-- begin Data segment --
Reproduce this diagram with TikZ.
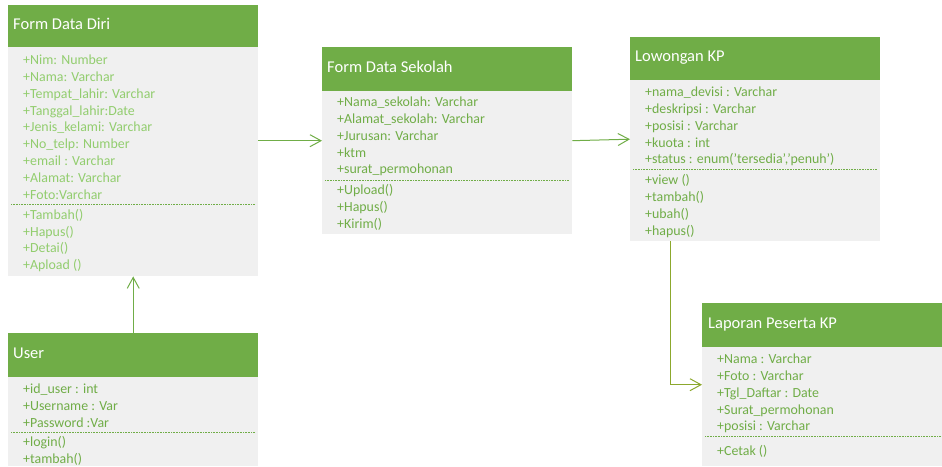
\documentclass[tikz,border=0pt]{standalone}
\usepackage{fontspec}
\setmainfont{Carlito}
\usetikzlibrary{arrows.meta}
\definecolor{hdr}{RGB}{112,173,71}
\definecolor{bodyfill}{RGB}{240,240,240}
\definecolor{txt}{RGB}{112,173,71}
\definecolor{txtlight}{RGB}{146,205,110}
\definecolor{olivec}{RGB}{140,168,45}
\tikzset{
  classbody/.style={fill=bodyfill, draw=none, anchor=north west, inner sep=0pt},
  classhead/.style={fill=hdr, draw=none, anchor=north west, inner sep=0pt},
  title/.style={anchor=west, inner sep=0pt, text=white, text height=11pt, text depth=3.5pt,
    font=\fontsize{16.5}{18}\selectfont},
  member/.style={anchor=west, inner sep=0pt, text=txt, text height=11.5pt, text depth=2pt,
    font=\fontsize{13.9}{15}\selectfont},
  memberlight/.style={member, text=txtlight},
  sep/.style={draw=txt, densely dotted, line width=0.6pt},
  conn/.style={draw=hdr, line width=1pt, -{Straight Barb[length=11pt,width=12pt,line width=1pt]}},
  connolive/.style={conn, draw=olivec},
}
\begin{document}
\begin{tikzpicture}[x=1pt,y=-1pt]
\useasboundingbox (0,0) rectangle (942,466);

% Form Data Diri
\node[classbody, minimum width=250, minimum height=271] (diri) at (8,5) {};
\node[classhead, minimum width=250, minimum height=42] (dirihead) at (8,5) {};
\node[title] (dirititle) at (13,26) {Form Data Diri};
\foreach \t [count=\i] in {+Nim: Number, +Nama: Varchar, +Tempat\_lahir: Varchar, +Tanggal\_lahir:Date, +Jenis\_kelami: Varchar, +No\_telp: Number, +email : Varchar, +Alamat: Varchar, +Foto:Varchar}
  \node[memberlight] (diri-a\i) at (23,{60+16.8*(\i-1)}) {\t};
\draw[sep] (11,204) -- (255,204);
\foreach \t [count=\i] in {+Tambah(), +Hapus(), +Detai(), +Apload ()}
  \node[memberlight] (diri-m\i) at (23,{214.5+16.8*(\i-1)}) {\t};

% User
\node[classbody, minimum width=250, minimum height=133] (user) at (8,333) {};
\node[classhead, minimum width=250, minimum height=44] (userhead) at (8,333) {};
\node[title] (usertitle) at (13,355) {User};
\foreach \t [count=\i] in {+id\_user : int, +Username : Var, +Password :Var}
  \node[member] (user-a\i) at (23,{389+16.8*(\i-1)}) {\t};
\draw[sep] (11,432) -- (255,432);
\foreach \t [count=\i] in {+login(), +tambah()}
  \node[member] (user-m\i) at (23,{442+16.8*(\i-1)}) {\t};

% Form Data Sekolah
\node[classbody, minimum width=250, minimum height=187] (sekolah) at (322,47) {};
\node[classhead, minimum width=250, minimum height=44] (sekolahhead) at (322,47) {};
\node[title] (sekolahtitle) at (327,69) {Form Data Sekolah};
\foreach \t [count=\i] in {+Nama\_sekolah: Varchar, +Alamat\_sekolah: Varchar, +Jurusan: Varchar, +ktm, +surat\_permohonan}
  \node[member] (sekolah-a\i) at (337,{102+16.8*(\i-1)}) {\t};
\draw[sep] (325,180) -- (569,180);
\foreach \t [count=\i] in {+Upload(), +Hapus(), +Kirim()}
  \node[member] (sekolah-m\i) at (337,{190+16.8*(\i-1)}) {\t};

% Lowongan KP
\node[classbody, minimum width=250, minimum height=204] (lowongan) at (630,37) {};
\node[classhead, minimum width=250, minimum height=43] (lowonganhead) at (630,37) {};
\node[title] (lowongantitle) at (635,58) {Lowongan KP};
\foreach \t [count=\i] in {+nama\_devisi : Varchar, +deskripsi : Varchar, +posisi : Varchar, +kuota : int, {+status : enum('tersedia','penuh')}}
  \node[member] (lowongan-a\i) at (645,{92+16.8*(\i-1)}) {\t};
\draw[sep] (633,169) -- (877,169);
\foreach \t [count=\i] in {+view (), +tambah(), +ubah(), +hapus()}
  \node[member] (lowongan-m\i) at (645,{180+16.8*(\i-1)}) {\t};

% Laporan Peserta KP
\node[classbody, minimum width=240, minimum height=163] (laporan) at (702,303) {};
\node[classhead, minimum width=240, minimum height=44] (laporanhead) at (702,303) {};
\node[title] (laporantitle) at (708,325) {Laporan Peserta KP};
\foreach \t [count=\i] in {+Nama : Varchar, +Foto : Varchar, +Tgl\_Daftar : Date, +Surat\_permohonan, +posisi : Varchar}
  \node[member] (laporan-a\i) at (717,{359+16.8*(\i-1)}) {\t};
\draw[sep] (705,436) -- (942,436);
\node[member] (laporan-m1) at (717,451) {+Cetak ()};

% Connectors
\draw[conn] (user.north) -- (diri.south);
\draw[conn] (diri.east |- sekolah.west) -- (sekolah.west);
\draw[conn] (sekolah.east) -- (lowongan.west);
\draw[connolive] ([xshift=40pt]lowongan.south west) |- (laporan.west);
\end{tikzpicture}
\end{document}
-- end Data segment --
Reproduce the listing exactly. Leave its pictures out.

◆ **Written response**:
Reproduce this diagram with TikZ.
\documentclass[tikz,border=0pt]{standalone}
\usepackage{fontspec}
\setmainfont{Carlito}
\usetikzlibrary{arrows.meta}
\definecolor{hdr}{RGB}{112,173,71}
\definecolor{bodyfill}{RGB}{240,240,240}
\definecolor{txt}{RGB}{112,173,71}
\definecolor{txtlight}{RGB}{146,205,110}
\definecolor{olivec}{RGB}{140,168,45}
\tikzset{
  classbody/.style={fill=bodyfill, draw=none, anchor=north west, inner sep=0pt},
  classhead/.style={fill=hdr, draw=none, anchor=north west, inner sep=0pt},
  title/.style={anchor=west, inner sep=0pt, text=white, text height=11pt, text depth=3.5pt,
    font=\fontsize{16.5}{18}\selectfont},
  member/.style={anchor=west, inner sep=0pt, text=txt, text height=11.5pt, text depth=2pt,
    font=\fontsize{13.9}{15}\selectfont},
  memberlight/.style={member, text=txtlight},
  sep/.style={draw=txt, densely dotted, line width=0.6pt},
  conn/.style={draw=hdr, line width=1pt, -{Straight Barb[length=11pt,width=12pt,line width=1pt]}},
  connolive/.style={conn, draw=olivec},
}
\begin{document}
\begin{tikzpicture}[x=1pt,y=-1pt]
\useasboundingbox (0,0) rectangle (942,466);

% Form Data Diri
\node[classbody, minimum width=250, minimum height=271] (diri) at (8,5) {};
\node[classhead, minimum width=250, minimum height=42] (dirihead) at (8,5) {};
\node[title] (dirititle) at (13,26) {Form Data Diri};
\foreach \t [count=\i] in {+Nim: Number, +Nama: Varchar, +Tempat\_lahir: Varchar, +Tanggal\_lahir:Date, +Jenis\_kelami: Varchar, +No\_telp: Number, +email : Varchar, +Alamat: Varchar, +Foto:Varchar}
  \node[memberlight] (diri-a\i) at (23,{60+16.8*(\i-1)}) {\t};
\draw[sep] (11,204) -- (255,204);
\foreach \t [count=\i] in {+Tambah(), +Hapus(), +Detai(), +Apload ()}
  \node[memberlight] (diri-m\i) at (23,{214.5+16.8*(\i-1)}) {\t};

% User
\node[classbody, minimum width=250, minimum height=133] (user) at (8,333) {};
\node[classhead, minimum width=250, minimum height=44] (userhead) at (8,333) {};
\node[title] (usertitle) at (13,355) {User};
\foreach \t [count=\i] in {+id\_user : int, +Username : Var, +Password :Var}
  \node[member] (user-a\i) at (23,{389+16.8*(\i-1)}) {\t};
\draw[sep] (11,432) -- (255,432);
\foreach \t [count=\i] in {+login(), +tambah()}
  \node[member] (user-m\i) at (23,{442+16.8*(\i-1)}) {\t};

% Form Data Sekolah
\node[classbody, minimum width=250, minimum height=187] (sekolah) at (322,47) {};
\node[classhead, minimum width=250, minimum height=44] (sekolahhead) at (322,47) {};
\node[title] (sekolahtitle) at (327,69) {Form Data Sekolah};
\foreach \t [count=\i] in {+Nama\_sekolah: Varchar, +Alamat\_sekolah: Varchar, +Jurusan: Varchar, +ktm, +surat\_permohonan}
  \node[member] (sekolah-a\i) at (337,{102+16.8*(\i-1)}) {\t};
\draw[sep] (325,180) -- (569,180);
\foreach \t [count=\i] in {+Upload(), +Hapus(), +Kirim()}
  \node[member] (sekolah-m\i) at (337,{190+16.8*(\i-1)}) {\t};

% Lowongan KP
\node[classbody, minimum width=250, minimum height=204] (lowongan) at (630,37) {};
\node[classhead, minimum width=250, minimum height=43] (lowonganhead) at (630,37) {};
\node[title] (lowongantitle) at (635,58) {Lowongan KP};
\foreach \t [count=\i] in {+nama\_devisi : Varchar, +deskripsi : Varchar, +posisi : Varchar, +kuota : int, {+status : enum('tersedia','penuh')}}
  \node[member] (lowongan-a\i) at (645,{92+16.8*(\i-1)}) {\t};
\draw[sep] (633,169) -- (877,169);
\foreach \t [count=\i] in {+view (), +tambah(), +ubah(), +hapus()}
  \node[member] (lowongan-m\i) at (645,{180+16.8*(\i-1)}) {\t};

% Laporan Peserta KP
\node[classbody, minimum width=240, minimum height=163] (laporan) at (702,303) {};
\node[classhead, minimum width=240, minimum height=44] (laporanhead) at (702,303) {};
\node[title] (laporantitle) at (708,325) {Laporan Peserta KP};
\foreach \t [count=\i] in {+Nama : Varchar, +Foto : Varchar, +Tgl\_Daftar : Date, +Surat\_permohonan, +posisi : Varchar}
  \node[member] (laporan-a\i) at (717,{359+16.8*(\i-1)}) {\t};
\draw[sep] (705,436) -- (942,436);
\node[member] (laporan-m1) at (717,451) {+Cetak ()};

% Connectors
\draw[conn] (user.north) -- (diri.south);
\draw[conn] (diri.east |- sekolah.west) -- (sekolah.west);
\draw[conn] (sekolah.east) -- (lowongan.west);
\draw[connolive] ([xshift=40pt]lowongan.south west) |- (laporan.west);
\end{tikzpicture}
\end{document}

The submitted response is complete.